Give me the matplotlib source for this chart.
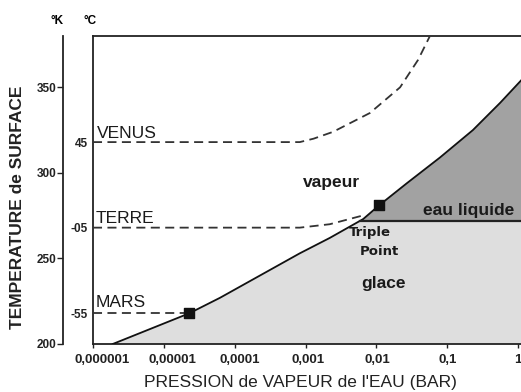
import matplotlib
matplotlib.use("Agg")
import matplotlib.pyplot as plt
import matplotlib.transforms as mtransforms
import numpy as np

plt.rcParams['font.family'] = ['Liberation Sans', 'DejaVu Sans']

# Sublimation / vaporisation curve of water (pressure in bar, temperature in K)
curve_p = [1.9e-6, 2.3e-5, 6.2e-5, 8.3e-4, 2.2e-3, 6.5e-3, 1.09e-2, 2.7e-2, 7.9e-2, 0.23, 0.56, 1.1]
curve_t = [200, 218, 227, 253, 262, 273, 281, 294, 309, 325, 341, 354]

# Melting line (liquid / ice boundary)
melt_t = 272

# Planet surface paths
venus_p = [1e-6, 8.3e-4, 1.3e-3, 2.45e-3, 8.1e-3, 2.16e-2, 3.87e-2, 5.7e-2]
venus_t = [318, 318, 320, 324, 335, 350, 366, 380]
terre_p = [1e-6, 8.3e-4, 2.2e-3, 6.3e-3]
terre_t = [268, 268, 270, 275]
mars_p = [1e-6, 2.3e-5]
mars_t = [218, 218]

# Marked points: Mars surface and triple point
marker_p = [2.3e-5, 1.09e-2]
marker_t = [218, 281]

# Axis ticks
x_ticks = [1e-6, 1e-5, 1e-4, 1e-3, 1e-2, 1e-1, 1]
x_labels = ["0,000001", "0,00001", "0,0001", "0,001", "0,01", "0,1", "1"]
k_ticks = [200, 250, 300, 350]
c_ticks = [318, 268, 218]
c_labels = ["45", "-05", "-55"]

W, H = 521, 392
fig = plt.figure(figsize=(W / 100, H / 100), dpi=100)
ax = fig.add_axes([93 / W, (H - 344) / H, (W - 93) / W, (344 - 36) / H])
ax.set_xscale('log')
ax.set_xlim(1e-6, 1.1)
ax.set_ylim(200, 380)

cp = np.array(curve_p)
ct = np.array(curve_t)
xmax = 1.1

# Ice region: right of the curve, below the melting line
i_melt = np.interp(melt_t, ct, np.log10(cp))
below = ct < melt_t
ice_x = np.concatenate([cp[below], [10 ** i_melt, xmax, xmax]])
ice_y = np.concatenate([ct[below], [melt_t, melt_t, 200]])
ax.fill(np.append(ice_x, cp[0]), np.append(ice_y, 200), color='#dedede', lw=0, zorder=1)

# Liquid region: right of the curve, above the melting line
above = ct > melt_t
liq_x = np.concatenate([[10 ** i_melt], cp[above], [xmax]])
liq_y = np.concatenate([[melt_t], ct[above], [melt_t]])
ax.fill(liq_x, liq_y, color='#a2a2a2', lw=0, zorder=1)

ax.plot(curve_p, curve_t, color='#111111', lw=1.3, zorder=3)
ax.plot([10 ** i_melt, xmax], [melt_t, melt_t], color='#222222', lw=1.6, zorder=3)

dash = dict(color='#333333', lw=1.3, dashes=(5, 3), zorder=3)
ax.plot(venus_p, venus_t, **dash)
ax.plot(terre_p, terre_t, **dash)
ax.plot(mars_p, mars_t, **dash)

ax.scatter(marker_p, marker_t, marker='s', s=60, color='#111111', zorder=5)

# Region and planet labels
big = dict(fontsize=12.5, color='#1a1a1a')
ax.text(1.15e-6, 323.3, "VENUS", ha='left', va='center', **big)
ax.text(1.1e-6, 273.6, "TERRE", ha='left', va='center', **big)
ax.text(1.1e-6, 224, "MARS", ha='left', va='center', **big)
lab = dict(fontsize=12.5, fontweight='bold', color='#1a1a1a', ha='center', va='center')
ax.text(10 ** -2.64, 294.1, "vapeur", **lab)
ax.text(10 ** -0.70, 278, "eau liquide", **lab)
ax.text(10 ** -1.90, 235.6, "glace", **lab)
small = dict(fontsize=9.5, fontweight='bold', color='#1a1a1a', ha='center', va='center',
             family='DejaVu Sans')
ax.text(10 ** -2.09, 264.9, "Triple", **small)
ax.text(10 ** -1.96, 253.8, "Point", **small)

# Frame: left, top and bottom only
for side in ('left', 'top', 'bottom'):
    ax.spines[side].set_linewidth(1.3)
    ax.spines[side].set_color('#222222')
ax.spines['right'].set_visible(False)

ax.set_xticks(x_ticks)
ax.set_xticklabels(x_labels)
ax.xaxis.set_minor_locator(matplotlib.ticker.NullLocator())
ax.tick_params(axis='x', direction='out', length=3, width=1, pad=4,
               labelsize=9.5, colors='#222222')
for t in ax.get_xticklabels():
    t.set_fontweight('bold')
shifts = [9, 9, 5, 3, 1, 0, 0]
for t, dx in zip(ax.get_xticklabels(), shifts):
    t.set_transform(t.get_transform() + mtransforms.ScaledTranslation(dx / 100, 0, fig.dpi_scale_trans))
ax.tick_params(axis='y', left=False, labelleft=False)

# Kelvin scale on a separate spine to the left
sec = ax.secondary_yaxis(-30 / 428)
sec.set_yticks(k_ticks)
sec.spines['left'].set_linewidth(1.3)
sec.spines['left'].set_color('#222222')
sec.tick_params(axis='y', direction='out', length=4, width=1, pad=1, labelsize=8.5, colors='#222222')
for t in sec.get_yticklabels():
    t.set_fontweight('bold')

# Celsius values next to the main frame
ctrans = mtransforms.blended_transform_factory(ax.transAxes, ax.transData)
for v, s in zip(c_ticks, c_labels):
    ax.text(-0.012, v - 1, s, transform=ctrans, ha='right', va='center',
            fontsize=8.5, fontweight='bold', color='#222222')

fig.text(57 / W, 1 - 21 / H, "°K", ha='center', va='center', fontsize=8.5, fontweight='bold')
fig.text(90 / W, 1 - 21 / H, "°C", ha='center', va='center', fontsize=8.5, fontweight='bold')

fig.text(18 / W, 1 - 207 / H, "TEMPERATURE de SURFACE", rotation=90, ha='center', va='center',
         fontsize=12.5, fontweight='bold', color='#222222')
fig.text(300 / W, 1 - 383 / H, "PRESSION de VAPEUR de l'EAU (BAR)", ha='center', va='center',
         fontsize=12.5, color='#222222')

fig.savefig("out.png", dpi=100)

» **Stated problem**: Print the data above verbatim from the first line through the line holding "plt.rcParams['font.family'] = ['Liberation", leaving every picture out.

» **Solution to this task**:
Give me the matplotlib source for this chart.
import matplotlib
matplotlib.use("Agg")
import matplotlib.pyplot as plt
import matplotlib.transforms as mtransforms
import numpy as np

plt.rcParams['font.family'] = ['Liberation Sans', 'DejaVu Sans']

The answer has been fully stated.